4 DECEMBER 1971, Page 17

Down and outcast

Gillian Freeman

Down and Out in Britain Jeremy Sandford (Peter Owen £2.75) Outcast London Gareth Stedman Jones (OUP £4.50) The assistance of the police was requested by the owner . . . and the desperate character of those obstructing the carrying out of the order may be imagined when 15 or 20 constables were required . . . to assist the landlord in ejecting those who were living there.

They are destitute. The only possessions they have are the clothes they are wearing. It Is disgraceful. Bureaucracy gone mad. The Council spared no thought for these children. This family was £35 behind with the rent. The husband . . . had had a nervous breakdown a few days before the eviction.

In York Court many of the poor, wretched occupants, after having been turned out of their miserable homes, stole back again and remained there until a greater proportion of the woodwork of the house had been used for fires to warm them.

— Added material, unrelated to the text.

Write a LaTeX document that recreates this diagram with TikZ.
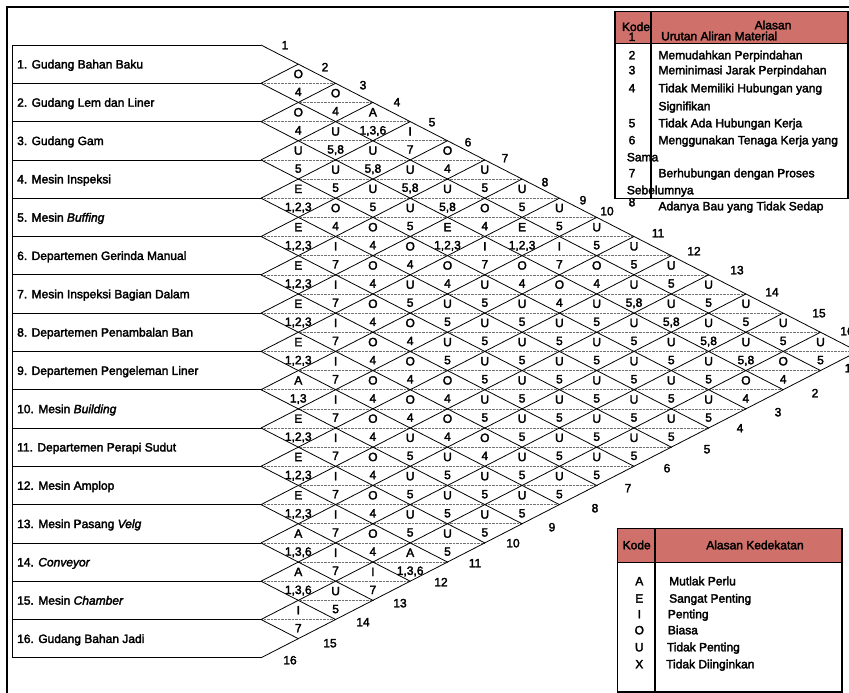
\documentclass[tikz,border=0pt]{standalone}
\usepackage{fontspec}
\setmainfont{Liberation Sans}[FakeBold=2.5]
\definecolor{hdr}{RGB}{207,112,106}
\begin{document}
\begin{tikzpicture}[x=1bp,y=-1bp, font=\fontsize{12bp}{14bp}\selectfont,
  lat/.style={line width=0.8bp},
  dotln/.style={line width=0.6bp, black!55, dash pattern=on 0.7bp off 0.7bp},
  ctext/.style={anchor=base, inner sep=0pt, yshift=-4.3bp},
  ltext/.style={anchor=base west, inner sep=0pt, yshift=-4.3bp},
  frameln/.style={line width=2bp},
  legbox/.style={line width=1.6bp}]
\useasboundingbox (0,0) rectangle (849,693);
% outer frame
\draw[frameln] (7.3,700) -- (7.3,6.7) -- (860,6.7);
% department boxes
\draw[lat] (12.3,45) -- (12.3,657.8);
\foreach \k in {0,...,16} \draw[lat] (12.3,{45+\k*38.3}) -- (261,{45+\k*38.3});
% dotted centre lines of the cells
\foreach \m in {2,...,30}{
  \pgfmathsetmacro\ym{45+\m*38.3/2}
  \pgfmathsetmacro\xs{261+mod(\m,2)*37.3}
  \pgfmathsetmacro\xe{261+min(\m,32-\m)*37.3}
  \draw[dotln] (\xs,\ym) -- (\xe,\ym);
}
% diamond lattice
\foreach \k in {0,...,16}{
  \pgfmathsetmacro\yk{45+\k*38.3}
  \ifnum\k<16 \draw[lat] (261,\yk) -- ({261+(16-\k)*37.3},{45+(8+\k/2)*38.3}); \fi
  \ifnum\k>0 \draw[lat] (261,\yk) -- ({261+\k*37.3},{45+\k*38.3/2}); \fi
}
% department names
\foreach \i/\t in {1/{1. Gudang Bahan Baku},2/{2. Gudang Lem dan Liner},3/{3. Gudang Gam},
  4/{4. Mesin Inspeksi},5/{5. Mesin \textit{Buffing}},6/{6. Departemen Gerinda Manual},
  7/{7. Mesin Inspeksi Bagian Dalam},8/{8. Departemen Penambalan Ban},
  9/{9. Departemen Pengeleman Liner},10/{10. Mesin \textit{Building}},
  11/{11. Departemen Perapi Sudut},12/{12. Mesin Amplop},13/{13. Mesin Pasang \textit{Velg}},
  14/{14. \textit{Conveyor}},15/{15. Mesin \textit{Chamber}},16/{16. Gudang Bahan Jadi}}
  \node[ltext] (D\i) at (17,{45+(\i-0.5)*38.3}) {\t};
% cells
\foreach \i/\j/\L/\R in {
 1/2/O/4, 1/3/O/4, 1/4/A/{1,3,6}, 1/5/I/7, 1/6/O/4, 1/7/U/5, 1/8/U/5, 1/9/U/5, 1/10/U/5, 1/11/U/5, 1/12/U/5, 1/13/U/5, 1/14/U/5, 1/15/U/5, 1/16/U/5,
 2/3/O/4, 2/4/U/{5,8}, 2/5/U/{5,8}, 2/6/U/{5,8}, 2/7/U/{5,8}, 2/8/O/4, 2/9/E/{1,2,3}, 2/10/I/7, 2/11/O/4, 2/12/U/{5,8}, 2/13/U/{5,8}, 2/14/U/{5,8}, 2/15/U/{5,8}, 2/16/O/4,
 3/4/U/5, 3/5/U/5, 3/6/U/5, 3/7/U/5, 3/8/E/{1,2,3}, 3/9/I/7, 3/10/O/4, 3/11/O/4, 3/12/U/5, 3/13/U/5, 3/14/U/5, 3/15/U/5, 3/16/O/4,
 4/5/E/{1,2,3}, 4/6/O/4, 4/7/O/4, 4/8/O/4, 4/9/O/4, 4/10/U/5, 4/11/U/5, 4/12/U/5, 4/13/U/5, 4/14/U/5, 4/15/U/5, 4/16/U/5,
 5/6/E/{1,2,3}, 5/7/I/7, 5/8/O/4, 5/9/U/5, 5/10/U/5, 5/11/U/5, 5/12/U/5, 5/13/U/5, 5/14/U/5, 5/15/U/5, 5/16/U/5,
 6/7/E/{1,2,3}, 6/8/I/7, 6/9/O/4, 6/10/O/4, 6/11/U/5, 6/12/U/5, 6/13/U/5, 6/14/U/5, 6/15/U/5, 6/16/U/5,
 7/8/E/{1,2,3}, 7/9/I/7, 7/10/O/4, 7/11/O/4, 7/12/O/4, 7/13/U/5, 7/14/U/5, 7/15/U/5, 7/16/U/5,
 8/9/E/{1,2,3}, 8/10/I/7, 8/11/O/4, 8/12/O/4, 8/13/O/4, 8/14/O/4, 8/15/U/5, 8/16/U/5,
 9/10/A/{1,3}, 9/11/I/7, 9/12/O/4, 9/13/U/5, 9/14/U/5, 9/15/U/5, 9/16/U/5,
 10/11/E/{1,2,3}, 10/12/I/7, 10/13/O/4, 10/14/U/5, 10/15/U/5, 10/16/U/5,
 11/12/E/{1,2,3}, 11/13/I/7, 11/14/O/4, 11/15/U/5, 11/16/U/5,
 12/13/E/{1,2,3}, 12/14/I/7, 12/15/O/4, 12/16/A/{1,3,6},
 13/14/A/{1,3,6}, 13/15/I/7, 13/16/I/7,
 14/15/A/{1,3,6}, 14/16/U/5,
 15/16/I/7}{
  \pgfmathsetmacro\cx{261+(\j-\i)*37.3}
  \pgfmathsetmacro\cy{45+(\i+\j-1)*38.3/2}
  \node[ctext] (L\i-\j) at ({\cx},{\cy-9.5}) {\L};
  \node[ctext] (R\i-\j) at ({\cx},{\cy+8.5}) {\R};
}
% numbers along the top edge
\foreach \n/\x/\y in {1/285/45,2/325/67,3/363/85,4/397/102,5/432/122,6/468/142,7/505/158,8/545/182,
  9/583/200,10/607/211,11/658/233,12/694/251,13/737/270,14/772/292,15/819/313,16/847/331}
  \node[ctext] (T\n) at (\x,\y) {\n};
% numbers along the bottom edge
\foreach \n/\x/\y in {16/290/660,15/330/643,14/363/622,13/400/603,12/441/582,11/475/563,10/513/543,
  9/552/527,8/595/508,7/628/488,6/667/468,5/707/449,4/740/428,3/778/412,2/815/393,1/848/368}
  \node[ctext] (B\n) at (\x,\y) {\n};
% legend: reasons
\fill[white] (615,11.7) rectangle (848,198.3);
\fill[hdr] (615,11.7) rectangle (848,43.3);
\draw[legbox] (615,11.7) rectangle (848,198.3);
\draw[lat] (615,43.3) -- (848,43.3);
\draw[legbox] (650.7,11.7) -- (650.7,198.3);
\node[ctext] (k0) at (636,26.7) {Kode};
\node[ctext] (a0) at (773,25) {Alasan};
\node[ctext] (k1) at (632,36.7) {1};
\node[ltext] (a1) at (661,36) {Urutan Aliran Material};
\foreach \n/\y/\t in {2/55/{Memudahkan Perpindahan},3/70/{Meminimasi Jarak Perpindahan},
  4/88/{Tidak Memiliki Hubungan yang},5/123/{Tidak Ada Hubungan Kerja},
  6/140/{Menggunakan Tenaga Kerja yang},7/173/{Berhubungan dengan Proses}}{
  \node[ctext] (k\n) at (632,\y) {\n};
  \node[ltext] (a\n) at (658.3,\y) {\t};
}
\node[ltext] (a4b) at (658.3,106) {Signifikan};
\node[ltext] (a6b) at (626.7,157) {Sama};
\node[ltext] (a7b) at (626.7,190) {Sebelumnya};
\node[ctext] (k8) at (632,202) {8};
\node[ltext] (a8) at (658.3,206) {Adanya Bau yang Tidak Sedap};
% legend: closeness codes
\fill[white] (617.3,528.3) rectangle (841.7,691.7);
\fill[hdr] (617.3,528.3) rectangle (841.7,562.3);
\draw[legbox] (617.3,528.3) rectangle (841.7,691.7);
\draw[legbox] (617.3,562.3) -- (841.7,562.3);
\draw[legbox] (655,528.3) -- (655,691.7);
\node[ctext] (kk) at (636.7,545) {Kode};
\node[ctext] (ak) at (755,545) {Alasan Kedekatan};
\foreach \c/\y/\x/\t in {A/581/669/{Mutlak Perlu},E/598.3/669/{Sangat Penting},I/614/667.7/{Penting},
  O/630/667.7/{Biasa},U/647/666.7/{Tidak Penting},X/664/666/{Tidak Diinginkan}}{
  \node[ctext] (c\c) at (639.3,\y) {\c};
  \node[ltext] (t\c) at (\x,\y) {\t};
}
\end{tikzpicture}
\end{document}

Certainly my play Cathy was about Britain's intolerable housing lists. But it was about other things too, more important things. It was about compassion and it was about that curious scheme of values which results in local authorities turning people out of " inadequate " accommodation which in other countries would have at any rate kept them together.

No prizes for guesing the last authorship; and the others are, in order, the Medical Officer of St. George in the East, an NSPCC Inspector from Newport and a journalist writing in a publication called Charity Organisation Reporter. The most chilling aspect of their similarities is that two of the incidents are separated from the third by a century. The Newport affair is on the current files and quoted by Jeremy Sandford in Down and Out in Britain. The other evictions took place in 1872 and 1876 and are referred to in Outcast Landon, a book

dealing with the Victorian poor. The Medical Officer, describing the scene in the aptly named Perseverance Place, was concerned with the enforcement of the Torrens Act, a law brought in to give authority to local health officers to condemn houses as unfit for human habitation, order the owners to make repairs at their own expense and, in some cases, have the houses demolished (again at their own cost).

Nowadays we have the Welfare State, and we don't charge property owners for enforced demolition. Instead we rehouse the occupants and if we are not able to rehouse them in the preconceived manner we think fitting, we neatly segment the family units. Sometimes we leave the parents to find accommodation while we hold the children "in care," or have them fostered. (We don't always make a point of keeping siblings together.) Sometimes we split it in another way, placing the mother and children in an institution, keeping the father on the outside, imposing visiting hours as if the family were imprisoned for their wrong of being homeless.

The damage done to the fabric of a family caused by such treatment may well be inconceivable. Children in care as a result of homelessness can be recognised by us because of their very great instability. (A worker in a Borough Children's Home.)

Jeremy Sandford chronicles case after case and his research makes desolating reading. His concern is far-reaching and extends to all the despairing individuals who slip through the holes in the Welfare net or, often worse, become enmeshed in it. Old people, particularly, struggle ineffectually against the system. Sandford writes of one man who was removed "in his own interests" from a primitive dwelling where he was happily living. The centrally-heated Old People's Home was no compensation for personal freedom and he ran away, like a boy from school. He hid up for a while, until he thought he was no longer missed, and returned to his shack only to find—an ironic addendum--it had ben made uninhabitable. It costs £676 a year to keep an old person in a Home.

I asked him whether he would like me to take up his cause by contacting local officials or even writing a newspaper article about him . . . the old man was, however, of the opinion that any action which brought his whereabouts to the notice of the authorities or reminded them of his case would have an unfortunate ending.

Society has to learn which citizens to leave alone, which to provide for and how.

Neither Down and Out in Britain nor Outcast London could be recommended for its prose style. Outcast London was written as a thesis and, although amended, reads as such: a dry, lucid, painstakingly researched study with •over thirty statistical tables and charts. The strength of Jeremy Sandford's book lies not only in the horrific accumulation of social injustices, but also in its television forerunners, Edna and Cathy. These plays aroused the social conscience of the nation, and Sandford's widespread impact as a reformer exceeds anyone else's, Dickens and Orwell included. If the medium is the message, there is no doubt that Jeremy Sandford is McLuhan's man. He has proved the medium; this book Is the mopping-up operation after the resistance has been broken by attack.